CUBE and ROLLUP are special GROUPING SETS functions. CUBE lists all possible combinations of specific columns as grouping sets. ROLLUP aggregates data by level to generate grouping sets.

Example:
GROUP BY CUBE(a, b, c)  
-- Equivalent to the following statement:  
GROUPING SETS((a,b,c),(a,b),(a,c),(b,c),(a),(b),(c),())

GROUP BY ROLLUP(a, b, c)
-- Equivalent to the following statement:  
GROUPING SETS((a,b,c),(a,b),(a), ())

GROUP BY CUBE ( (a, b), (c, d) ) 
-- Equivalent to the following statement: 
GROUPING SETS (
    ( a, b, c, d ),
    ( a, b       ),
    (       c, d ),
    (            )
)

GROUP BY ROLLUP ( a, (b, c), d ) 
-- Equivalent to the following statement:
GROUPING SETS (
    ( a, b, c, d ),
    ( a, b, c    ),
    ( a          ),
    (            )
)

GROUP BY a, CUBE (b, c), GROUPING SETS ((d), (e)) 
-- Equivalent to the following statement: 
GROUP BY GROUPING SETS (
    (a, b, c, d), (a, b, c, e),
    (a, b, d),    (a, b, e),
    (a, c, d),    (a, c, e),
    (a, d),       (a, e)
)

GROUP BY grouping sets((b), (c),rollup(a,b,c)) 
-- Equivalent to the following statement: 
GROUP BY GROUPING SETS (
    (b), (c),
    (a,b,c), (a,b), (a), ()
 )

GROUPING and GROUPING_ID

NULL is used as placeholders in the results of GROUPING SETS. As a result, the NULL placeholders cannot be distinguished from the NULL values. To address this issue, MaxCompute provides the GROUPING function. GROUPING allows you to specify the name of a column as a parameter. If specific rows are aggregated based on such a column, 0 is returned, which indicates that NULL is a value. Otherwise, 1 is returned, which indicates that NULL is a placeholder in GROUPING SETS.

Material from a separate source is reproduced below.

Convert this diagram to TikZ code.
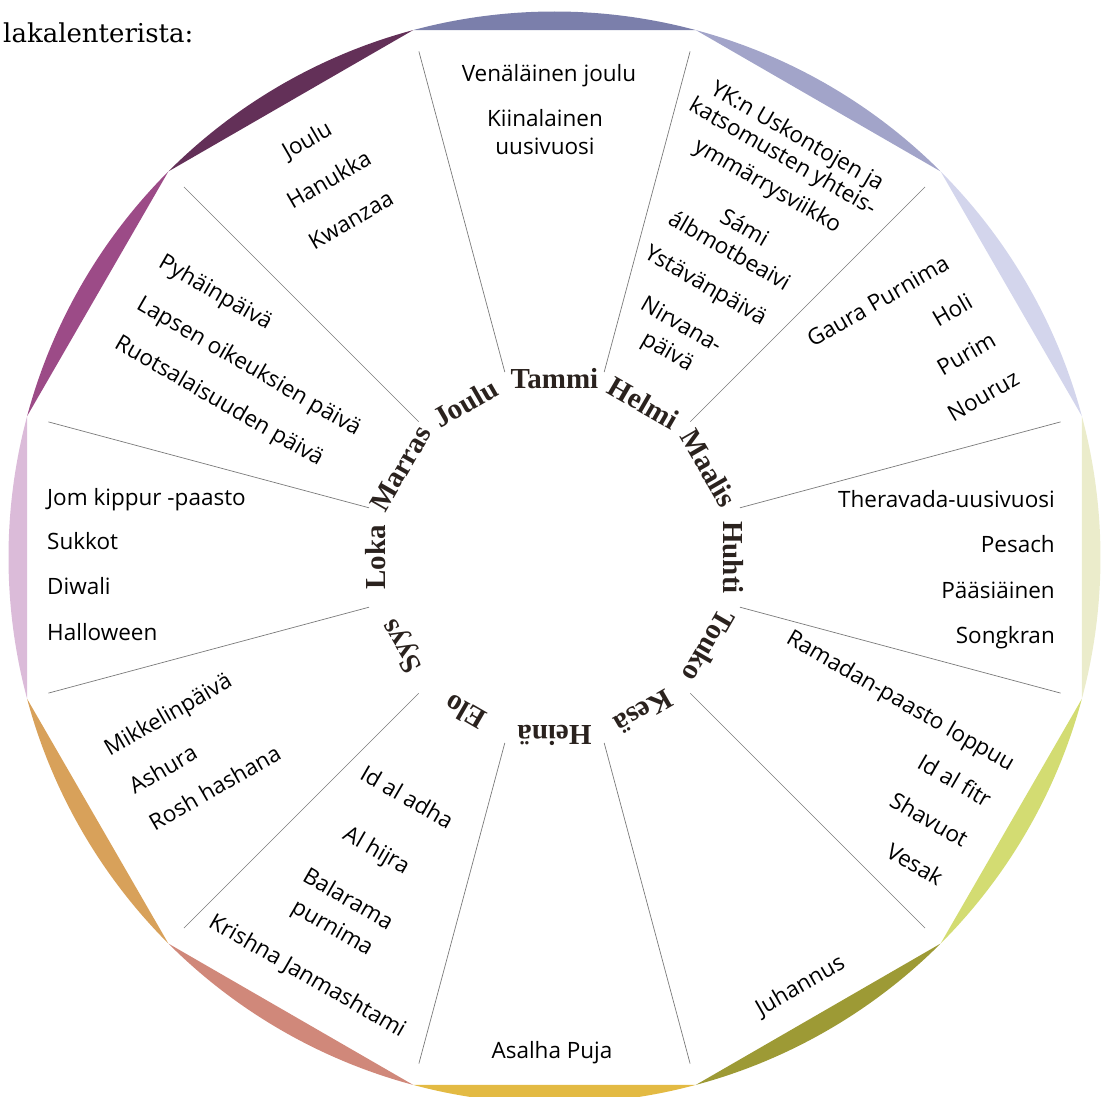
\documentclass[tikz,border=0pt]{standalone}
\usepackage{fontspec}
\setmainfont{Open Sans}
\newfontfamily\kkfont{Liberation Serif}
\newfontfamily\tekstifont{DejaVu Serif}
\definecolor{ctammi}{HTML}{7B7FAB}
\definecolor{chelmi}{HTML}{A2A4C9}
\definecolor{cmaalis}{HTML}{D3D5EC}
\definecolor{chuhti}{HTML}{EBECCB}
\definecolor{ctouko}{HTML}{D3DC72}
\definecolor{ckesa}{HTML}{9D9A35}
\definecolor{cheina}{HTML}{E3BA43}
\definecolor{celo}{HTML}{D0887A}
\definecolor{csyys}{HTML}{D8A15A}
\definecolor{cloka}{HTML}{DBBBD9}
\definecolor{cmarras}{HTML}{9C4B87}
\definecolor{cjoulu}{HTML}{633058}
\definecolor{kkteksti}{HTML}{2A221E}
\definecolor{rajaviiva}{HTML}{7A7A7A}

\begin{document}
\begin{tikzpicture}[x=1pt,y=1pt,
	ev/.style={font=\fontsize{22.5}{27}\selectfont, inner sep=0pt, text height=17pt, text depth=6pt},
	kk/.style={font=\kkfont\bfseries\fontsize{29}{32}\selectfont, text=kkteksti, inner sep=0pt, text height=19pt, text depth=0pt},
	raja/.style={draw=rajaviiva, line width=0.7pt}]
				\useasboundingbox (-554.5,-539.5) rectangle (548.5,557.5);
				
				\fill[ctammi]  (75:546)   arc[start angle=75,   end angle=105,  radius=546] -- cycle;
				\fill[chelmi]  (45:546)   arc[start angle=45,   end angle=75,   radius=546] -- cycle;
				\fill[cmaalis] (15:546)   arc[start angle=15,   end angle=45,   radius=546] -- cycle;
				\fill[chuhti]  (-15:546)  arc[start angle=-15,  end angle=15,   radius=546] -- cycle;
				\fill[ctouko]  (-45:546)  arc[start angle=-45,  end angle=-15,  radius=546] -- cycle;
				\fill[ckesa]   (-75:546)  arc[start angle=-75,  end angle=-45,  radius=546] -- cycle;
				\fill[cheina]  (-105:546) arc[start angle=-105, end angle=-75,  radius=546] -- cycle;
				\fill[celo]    (-135:546) arc[start angle=-135, end angle=-105, radius=546] -- cycle;
				\fill[csyys]   (-165:546) arc[start angle=-165, end angle=-135, radius=546] -- cycle;
				\fill[cloka]   (165:546)  arc[start angle=165,  end angle=195,  radius=546] -- cycle;
				\fill[cmarras] (135:546)  arc[start angle=135,  end angle=165,  radius=546] -- cycle;
				\fill[cjoulu]  (105:546)  arc[start angle=105,  end angle=135,  radius=546] -- cycle;
				
				\coordinate (a1)  at (15:192);   \coordinate (b1)  at (15:524);
				\coordinate (a2)  at (45:192);   \coordinate (b2)  at (45:524);
				\coordinate (a3)  at (75:192);   \coordinate (b3)  at (75:524);
				\coordinate (a4)  at (105:192);  \coordinate (b4)  at (105:524);
				\coordinate (a5)  at (135:192);  \coordinate (b5)  at (135:524);
				\coordinate (a6)  at (165:192);  \coordinate (b6)  at (165:524);
				\coordinate (a7)  at (195:192);  \coordinate (b7)  at (195:524);
				\coordinate (a8)  at (225:192);  \coordinate (b8)  at (225:524);
				\coordinate (a9)  at (255:192);  \coordinate (b9)  at (255:524);
				\coordinate (a10) at (285:192);  \coordinate (b10) at (285:524);
				\coordinate (a11) at (315:192);  \coordinate (b11) at (315:524);
				\coordinate (a12) at (345:192);  \coordinate (b12) at (345:524);
				
				\draw[raja] (a1) -- (b1);
				\draw[raja] (a2) -- (b2);
				\draw[raja] (a3) -- (b3);
				\draw[raja] (a4) -- (b4);
				\draw[raja] (a5) -- (b5);
				\draw[raja] (a6) -- (b6);
				\draw[raja] (a7) -- (b7);
				\draw[raja] (a8) -- (b8);
				\draw[raja] (a9) -- (b9);
				\draw[raja] (a10) -- (b10);
				\draw[raja] (a11) -- (b11);
				\draw[raja] (a12) -- (b12);
				
				\node[kk, rotate=0]    (tammi)  at (90:178)  {Tammi};
				\node[kk, rotate=-30]  (helmi)  at (60:178)  {Helmi};
				\node[kk, rotate=-60]  (maalis) at (30:178)  {Maalis};
				\node[kk, rotate=-90]  (huhti)  at (0:178)   {Huhti};
				\node[kk, rotate=-120] (touko)  at (-30:178) {Touko};
				\node[kk, rotate=-150] (kesa)   at (-60:178) {Kesä};
				\node[kk, rotate=180]  (heina)  at (-90:178) {Heinä};
				\node[kk, rotate=150]  (elo)    at (-120:178) {Elo};
				\node[kk, rotate=120]  (syys)   at (-150:178) {Syys};
				\node[kk, rotate=90]   (loka)   at (180:178) {Loka};
				\node[kk, rotate=60]   (marras) at (150:178) {Marras};
				\node[kk, rotate=30]   (joulu)  at (120:178) {Joulu};
				
				\node[ev] (t1) at (-5.5,481) {Venäläinen joulu};
				\node[ev] (t2) at (-9.5,436) {Kiinalainen};
				\node[ev] (t3) at (-9.5,408) {uusivuosi};
				
				\node[ev, rotate=-30] (h1) at (242,420)     {YK:n Uskontojen ja};
				\node[ev, rotate=-30] (h2) at (227.5,399.5) {katsomusten yhteis-};
				\node[ev, rotate=-30] (h3) at (212.5,370.5) {ymmärrysviikko};
				\node[ev, rotate=-30] (h4) at (189,328)     {Sámi};
				\node[ev, rotate=-30] (h5) at (174,305)     {álbmotbeaivi};
				\node[ev, rotate=-30] (h6) at (150.5,270.5) {Ystävänpäivä};
				\node[ev, rotate=-30] (h7) at (126,231)     {Nirvana-};
				\node[ev, rotate=-30] (h8) at (112.5,204.5) {päivä};
				
				\node[ev, rotate=30, anchor=east] (ma1) at (393.8,294.2) {Gaura Purnima};
				\node[ev, rotate=30, anchor=east] (ma2) at (417.2,255.8) {Holi};
				\node[ev, rotate=30, anchor=east] (ma3) at (440.5,217.5) {Purim};
				\node[ev, rotate=30, anchor=east] (ma4) at (463.8,179.2) {Nouruz};
				
				\node[ev, anchor=east] (hu1) at (500.5,55.5)  {Theravada-uusivuosi};
				\node[ev, anchor=east] (hu2) at (500.5,10.5)  {Pesach};
				\node[ev, anchor=east] (hu3) at (500.5,-35.3) {Pääsiäinen};
				\node[ev, anchor=east] (hu4) at (500.5,-81)   {Songkran};
				
				\node[ev, rotate=-30, anchor=east] (to1) at (457.5,-209.5) {Ramadan-paasto loppuu};
				\node[ev, rotate=-30, anchor=east] (to2) at (433.8,-245.8) {Id al fitr};
				\node[ev, rotate=-30, anchor=east] (to3) at (410.5,-285.8) {Shavuot};
				\node[ev, rotate=-30, anchor=east] (to4) at (385.5,-324.2) {Vesak};
				
				\node[ev, rotate=30] (ke1) at (246.5,-429.5) {Juhannus};
				
				\node[ev] (he1) at (-2.5,-495) {Asalha Puja};
				
				\node[ev, rotate=-30] (el1) at (-148.8,-241.8) {Id al adha};
				\node[ev, rotate=-30] (el2) at (-178.8,-294.2) {Al hijra};
				\node[ev, rotate=-30] (el3) at (-207.2,-343.2) {Balarama};
				\node[ev, rotate=-30] (el4) at (-222.8,-371.5) {purnima};
				\node[ev, rotate=-30] (el5) at (-247.8,-419.8) {Krishna Janmashtami};
				
				\node[ev, rotate=30, anchor=west] (sy1) at (-447.5,-194.5) {Mikkelinpäivä};
				\node[ev, rotate=30, anchor=west] (sy2) at (-422.5,-232.5) {Ashura};
				\node[ev, rotate=30, anchor=west] (sy3) at (-402.5,-269.5) {Rosh hashana};
				
				\node[ev, anchor=west] (lo1) at (-507.5,57)    {Jom kippur -paasto};
				\node[ev, anchor=west] (lo2) at (-507.5,13)    {Sukkot};
				\node[ev, anchor=west] (lo3) at (-507.5,-32)   {Diwali};
				\node[ev, anchor=west] (lo4) at (-507.5,-77.5) {Halloween};
				
				\node[ev, rotate=-30, anchor=west] (mr1) at (-394.5,295.5) {Pyhäinpäivä};
				\node[ev, rotate=-30, anchor=west] (mr2) at (-416.5,253.5) {Lapsen oikeuksien päivä};
				\node[ev, rotate=-30, anchor=west] (mr3) at (-438.5,214.5) {Ruotsalaisuuden päivä};
				
				\node[ev, rotate=30] (jo1) at (-246.5,415.5) {Joulu};
				\node[ev, rotate=30] (jo2) at (-224.5,375.5) {Hanukka};
				\node[ev, rotate=30] (jo3) at (-202.5,335.5) {Kwanzaa};
				
				\node[font=\tekstifont\fontsize{26}{30}\selectfont, inner sep=0pt, anchor=base west] (otsikko) at (-551.5,514.5) {lakalenterista:};
			\end{tikzpicture}
\end{document}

GROUPING_ID allows you to specify the names of one or more columns as parameters. The results of GROUPING in these columns are formed into integers by using bitmap.

Example:
SELECT a,b,c ,COUNT(*),
GROUPING(a) ga, GROUPING(b) gb, GROUPING(c) gc, GROUPING_ID(a,b,c) groupingid
FROM VALUES (1,2,3) as t(a,b,c)
GROUP BY CUBE(a,b,c);
The following result is returned:
+------------+------------+------------+------------+------------+------------+------------+------------+
| a          | b          | c          | _c3        | ga         | gb         | gc         | groupingid |
+------------+------------+------------+------------+------------+------------+------------+------------+
| NULL       | NULL       | NULL       | 1          | 1          | 1          | 1          | 7          |
| NULL       | NULL       | 3          | 1          | 1          | 1          | 0          | 6          |
| NULL       | 2          | NULL       | 1          | 1          | 0          | 1          | 5          |
| NULL       | 2          | 3          | 1          | 1          | 0          | 0          | 4          |
| 1          | NULL       | NULL       | 1          | 0          | 1          | 1          | 3          |
| 1          | NULL       | 3          | 1          | 0          | 1          | 0          | 2          |
| 1          | 2          | NULL       | 1          | 0          | 0          | 1          | 1          |
| 1          | 2          | 3          | 1          | 0          | 0          | 0          | 0          |
+------------+------------+------------+------------+------------+------------+------------+------------+
By default, the columns that are not used in GROUP BY are filled with NULL. You can use the GROUPING function to obtain more useful data.
SELECT 
  IF(GROUPING(os) == 0, os, 'ALL') as os,
  IF(GROUPING(device) == 0, device, 'ALL') as device, 
  IF(GROUPING(city) == 0, city, 'ALL') as city ,
  COUNT(*) as count
FROM requests
GROUP BY os, device, city GROUPING SETS((os, device), (city), ());
The following figure shows the returned result.Returned result
MaxCompute also provides a parameterless function named GROUPING__ID for Hive queries.
SELECT     
a,b,c ,COUNT(*),GROUPING__ID
FROM VALUES (1,2,3) as t(a,b,c)
GROUP BY a, b, c GROUPING SETS ((a,b,c), (a));

GROUPING__ID does not contain input parameters and parentheses (()). GROUPING_ID is equivalent to GROUPING_ID(a,b,c) in MaxCompute. The order of the parameters in this function is the same as that in GROUP BY.

We recommend that you use this function for Hive 2.3.0 and later.